Тем не менее постепенно я смогла приучить желудок к пище, и через короткое время снова смогла ходить. Лодыжка зажила, ребра больше не кололи грудь, как осколки стекла, когда я приподнималась, чтобы встать с кровати. В общем и целом процесс выздоровления пошел в правильном направлении.
Меня снова проведала Асия, как я ее и просила. Она недоверчиво и строго опять осмотрела меня с ног до головы: порозовевшее лицо, повеселевшие глаза, пополневшие руки и ноги. Увидев такую Нику, она сразу смягчилась.
День за днем мое тело становилось крепче и полнокровнее, кости на плечах больше не выпирали из-под кожи. С руки сняли повязку, и я начала потихоньку ее разрабатывать.
Я быстро восстанавливалась, а Ригель неподвижно лежал под аппаратом, привязанный к жизни хрупким сердцебиением.
«Очнись!» — пульсировало в моей груди, когда я вернулась к жизни.
Ригель по-прежнему тяжело дышал, и, казалось, ничто не может стабилизировать его шаткое состояние.
— Очнись, — бормотала я себе под нос, пока медсестры меняли ему повязки.
Лицо у Ригеля похудело и осунулось, вены на запястьях стали заметнее, тени под глазами — больше. Я держала его руку в своей и чувствовала, как истончилась его нежная кожа. Я смотрела на него, а он увядал у меня на глазах.
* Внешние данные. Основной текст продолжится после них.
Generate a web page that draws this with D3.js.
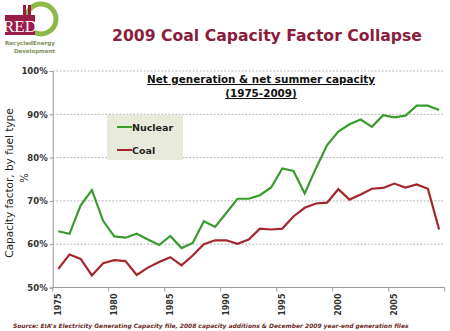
<!DOCTYPE html>
<html><head><meta charset="utf-8">
<script src="https://cdn.jsdelivr.net/npm/d3@7"></script>
<style>body{margin:0;background:#fff}svg{display:block}</style>
</head><body>
<script>
const years = d3.range(1975, 2010);
const nuclear = [63.0,62.4,69.0,72.5,65.4,61.8,61.5,62.4,61.1,59.8,61.9,59.1,60.3,65.3,64.0,67.2,70.5,70.5,71.3,73.1,77.5,76.9,71.7,77.5,82.9,86.0,87.7,88.8,87.1,89.8,89.3,89.7,92.0,92.0,91.0];
const coal = [54.3,57.6,56.6,52.8,55.6,56.3,56.1,52.9,54.6,55.9,57.0,55.1,57.4,60.0,60.9,60.9,60.1,61.1,63.6,63.4,63.6,66.4,68.4,69.4,69.6,72.7,70.3,71.5,72.8,73.0,74.0,73.1,73.8,72.8,63.4];
const yTicks = [50,60,70,80,90,100];
const xTickYears = [1975,1980,1985,1990,1995,2000,2005];
const seriesNames = ["Nuclear","Coal"];
const colors = {Nuclear:"#3a9a30", Coal:"#a3262c"};

const W=450,H=331;
const svg=d3.select("body").append("svg").attr("width",W).attr("height",H);
const pL=52.7, pR=444.7, pT=71, pB=287.5;
const x=d3.scaleBand().domain(years).range([pL,pR]);
const y=d3.scaleLinear().domain([50,100]).range([pB,pT]);

function fit(sel, target){ const w=sel.node().getComputedTextLength(); const fs=parseFloat(sel.attr("font-size")); sel.attr("font-size",(fs*target/w).toFixed(2)); }

// logo
const logo=svg.append("g");
logo.append("circle").attr("cx",41).attr("cy",19).attr("r",15).attr("fill","none").attr("stroke","#8db84a").attr("stroke-width",5);
logo.append("rect").attr("x",23).attr("y",5).attr("width",3).attr("height",10).attr("fill","#9b1d4a");
logo.append("rect").attr("x",28).attr("y",5).attr("width",3).attr("height",10).attr("fill","#9b1d4a");
logo.append("rect").attr("x",5).attr("y",15).attr("width",30).attr("height",20).attr("fill","#9b1d4a");
logo.append("text").attr("x",20).attr("y",32).attr("text-anchor","middle").attr("font-family","Liberation Serif").attr("font-size",17).attr("fill","#fff").text("RED");
const t1=logo.append("text").attr("x",5).attr("y",45).attr("font-family","DejaVu Sans").attr("font-weight","bold").attr("font-size",6).attr("fill","#7d8f5a").text("RecycledEnergy");
fit(t1,50);
const t2=logo.append("text").attr("x",14).attr("y",53).attr("font-family","DejaVu Sans").attr("font-weight","bold").attr("font-size",6).attr("fill","#7d8f5a").text("Development");
fit(t2,41);

// title
const tt=svg.append("text").attr("x",112).attr("y",41).attr("font-family","DejaVu Sans").attr("font-weight","bold").attr("font-size",17).attr("fill","#8a1c3e").text("2009 Coal Capacity Factor Collapse");
fit(tt,310);

// gridlines
svg.append("g").selectAll("line").data(yTicks.filter(d=>d>50)).join("line")
 .attr("x1",pL).attr("x2",pR-1.5).attr("y1",d=>y(d)).attr("y2",d=>y(d))
 .attr("stroke","#b5b5b5").attr("stroke-width",1).attr("stroke-dasharray","2,1.5");

// legend
svg.append("rect").attr("x",107).attr("y",115).attr("width",76).attr("height",45).attr("fill","#e8eadb");
seriesNames.forEach((s,i)=>{
  const yy=127+i*23;
  svg.append("line").attr("x1",117).attr("x2",132).attr("y1",yy).attr("y2",yy).attr("stroke",colors[s]).attr("stroke-width",2);
  svg.append("text").attr("x",132).attr("y",yy+3.5).attr("font-family","DejaVu Sans").attr("font-weight","bold").attr("font-size",9.5).attr("fill","#222").text(s);
});

// subtitle
const st=svg.append("text").attr("x",261).attr("y",83).attr("text-anchor","middle").attr("font-family","DejaVu Sans").attr("font-weight","bold").attr("font-size",10).attr("fill","#111").attr("text-decoration","underline").text("Net generation & net summer capacity");
fit(st,228);
const st2=svg.append("text").attr("x",261).attr("y",97).attr("text-anchor","middle").attr("font-family","DejaVu Sans").attr("font-weight","bold").attr("font-size",st.attr("font-size")).attr("fill","#111").attr("text-decoration","underline").text("(1975-2009)");

// lines
const line=d3.line().x((d,i)=>x(years[i])+x.bandwidth()/2).y(d=>y(d));
[["Nuclear",nuclear],["Coal",coal]].forEach(([s,v])=>{
  svg.append("path").datum(v).attr("d",line).attr("fill","none").attr("stroke",colors[s]).attr("stroke-width",2.2).attr("stroke-linejoin","miter");
});

// y axis
const ya=svg.append("g").attr("transform",`translate(${pL},0)`).call(d3.axisLeft(y).tickValues(yTicks).tickFormat(d=>d+"%").tickSize(3).tickPadding(2));
ya.select(".domain").attr("stroke","#999");
ya.selectAll(".tick line").attr("stroke","#999");
ya.selectAll("text").attr("font-family","DejaVu Sans").attr("font-weight","bold").attr("font-size",8.5).attr("fill","#333");

// x axis
const bounds=d3.range(1975,2011,5);
svg.append("line").attr("x1",pL).attr("x2",pR).attr("y1",pB).attr("y2",pB).attr("stroke","#999");
svg.append("g").selectAll("line").data(bounds).join("line")
 .attr("x1",d=>d===2010?pR:x(d)).attr("x2",d=>d===2010?pR:x(d)).attr("y1",pB).attr("y2",pB+4).attr("stroke","#999");
svg.append("g").selectAll("text").data(xTickYears).join("text")
 .attr("transform",d=>`translate(${x(d)+x.bandwidth()/2+3},${pB+6}) rotate(-90)`)
 .attr("text-anchor","end").attr("font-family","DejaVu Sans").attr("font-weight","bold").attr("font-size",8).attr("fill","#333").text(d=>d);

// y label
svg.append("text").attr("transform","translate(13,183) rotate(-90)").attr("text-anchor","middle").attr("font-family","DejaVu Sans").attr("font-size",10.5).attr("fill","#222").text("Capacity factor, by fuel type");
svg.append("text").attr("transform","translate(28,178) rotate(-90)").attr("text-anchor","middle").attr("font-family","DejaVu Sans").attr("font-size",10).attr("fill","#222").text("%");

// source
const src=svg.append("text").attr("x",13).attr("y",328).attr("font-family","DejaVu Sans").attr("font-style","italic").attr("font-weight","bold").attr("font-size",6).attr("fill","#6b2a1f").text("Source: EIA\u2019s Electricity Generating Capacity file, 2008 capacity additions & December 2009 year-end generation files");
fit(src,396);
</script>
</body></html>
Я рассказывала Ригелю старые легенды, сказочные истории о волках, возвращающихся домой. И если днем в борьбе за него меня поддерживали солнечный свет и надежда, то по ночам желание увидеть, как он открывает глаза, становилось мучительным и истощало мою душу. «Очнись! — молила я его в темноте ночи. — Очнись, Ригель, пожалуйста, не оставляй меня, ведь я не смогу жить без твоих глаз. Мое сердце бабочки меня не согреет, оно умеет только обижаться и трепетать. Очнись и возьми меня за руку, пожалуйста, посмотри на меня и скажи, что мы всегда будем вместе. Посмотри на меня и скажи, что ты всегда будешь со мной, потому что волк умирает в других сказках, но не в этой. В этой он живет себе припеваючи и ходит рука об руку с девочкой. Пожалуйста, очнись!»
Ригель оставался неподвижен, а я тихо плакала в подушку, чтобы он меня не услышал. — Очнись, — шептала я ему.
Но Ригель… не слушался.
Через несколько дней меня выписали. В довольных глазах доктора Робертсона читались облегчение и профессиональная гордость, оттого что его некогда тяжелая пациентка в добром здравии уходила из больницы на своих двоих. Он не мог знать, что мое сердце истекало кровью точно так же, как в первый день, он не подозревал, что в этой палате я оставляла часть себя. Я снова ходила в школу. В первый день, как и в последующие, я чувствовала на себе любопытные взгляды девчонок и ребят, они шептались о нас с Ригелем, обсуждая несчастный случай.